**Task brief**
Locate all lines with the word "this". Copy them.

* Begin Exercise data *

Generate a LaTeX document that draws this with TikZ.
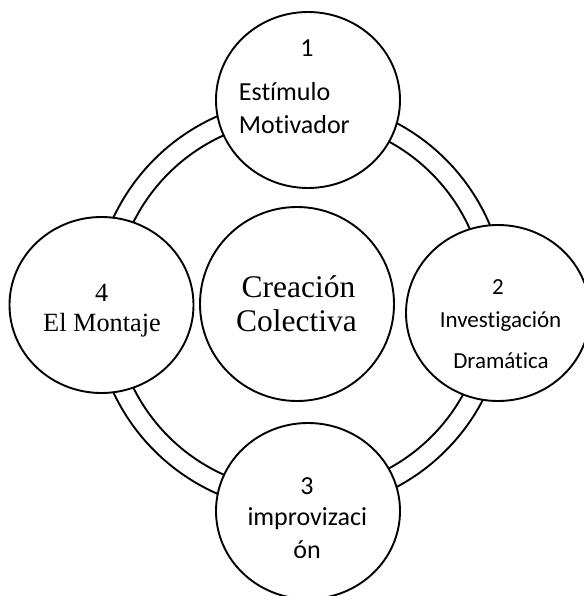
\documentclass[tikz,border=0pt]{standalone}
\usepackage{fontspec}
\setmainfont{Liberation Serif}
\newfontfamily\calfont[Ligatures={NoCommon,NoRare,NoContextual}]{Carlito}
\usetikzlibrary{shapes.geometric}
\begin{document}
\begin{tikzpicture}[x=1pt,y=-1pt,line width=1.9pt,
  sat/.style={ellipse,draw,fill=white,minimum width=184pt,minimum height=176pt,inner sep=0pt},
  cen/.style={circle,draw,fill=white,minimum size=194pt,inner sep=0pt},
  lbl/.style={inner sep=0pt,anchor=base},
  lblw/.style={inner sep=0pt,anchor=base west},
  sansbig/.style={font=\calfont\fontsize{26}{30}\selectfont},
  sanssmall/.style={font=\calfont\fontsize{23}{27}\selectfont},
  serifmid/.style={font=\fontsize{26.3}{30}\selectfont},
  serifbig/.style={font=\fontsize{31.5}{36}\selectfont}]
\useasboundingbox (0,0) rectangle (583,596);
\fill[white] (0,0) rectangle (583,596);
\coordinate (ringc) at (300,305);
\draw (ringc) circle[radius=206pt];
\draw (ringc) circle[radius=186pt];
% circles
\node[sat] (c1) at (308,100) {};
\node[sat] (c2) at (498,313) {};
\node[sat] (c3) at (308,511) {};
\node[sat] (c4) at (101.5,305) {};
\node[cen] (c0) at (297,304) {};
% texts
\node[lbl,sansbig] (t1n) at (307,57) {1};
\node[lblw,sansbig] (t1a) at (238,101) {Estímulo};
\node[lblw,sansbig] (t1b) at (238,134) {Motivador};
\node[lbl,sanssmall] (t2n) at (498,294) {2};
\node[lbl,sanssmall] (t2a) at (500.5,327) {Investigación};
\node[lbl,sanssmall] (t2b) at (501,368) {Dramática};
\node[lbl,sansbig] (t3n) at (307,494) {3};
\node[lbl,sansbig] (t3a) at (307.3,525) {improvizaci};
\node[lbl,sansbig] (t3b) at (307,558) {ón};
\node[lbl,serifmid] (t4n) at (101.7,301) {4};
\node[lbl,serifmid] (t4a) at (102,331) {El Montaje};
\node[lbl,serifbig] (t0a) at (298.5,297) {Creación};
\node[lbl,serifbig] (t0b) at (296.5,331) {Colectiva};
\end{tikzpicture}
\end{document}
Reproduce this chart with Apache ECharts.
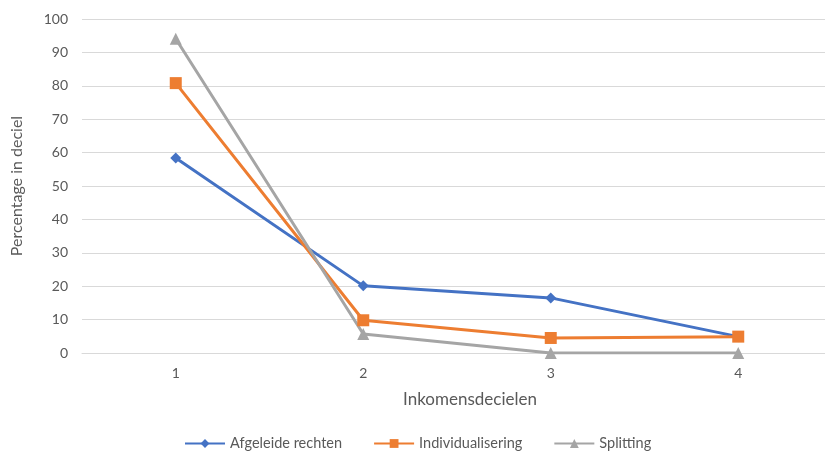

* End Exercise data *

**Answer for the task**
Generate a LaTeX document that draws this with TikZ.
Reproduce this chart with Apache ECharts.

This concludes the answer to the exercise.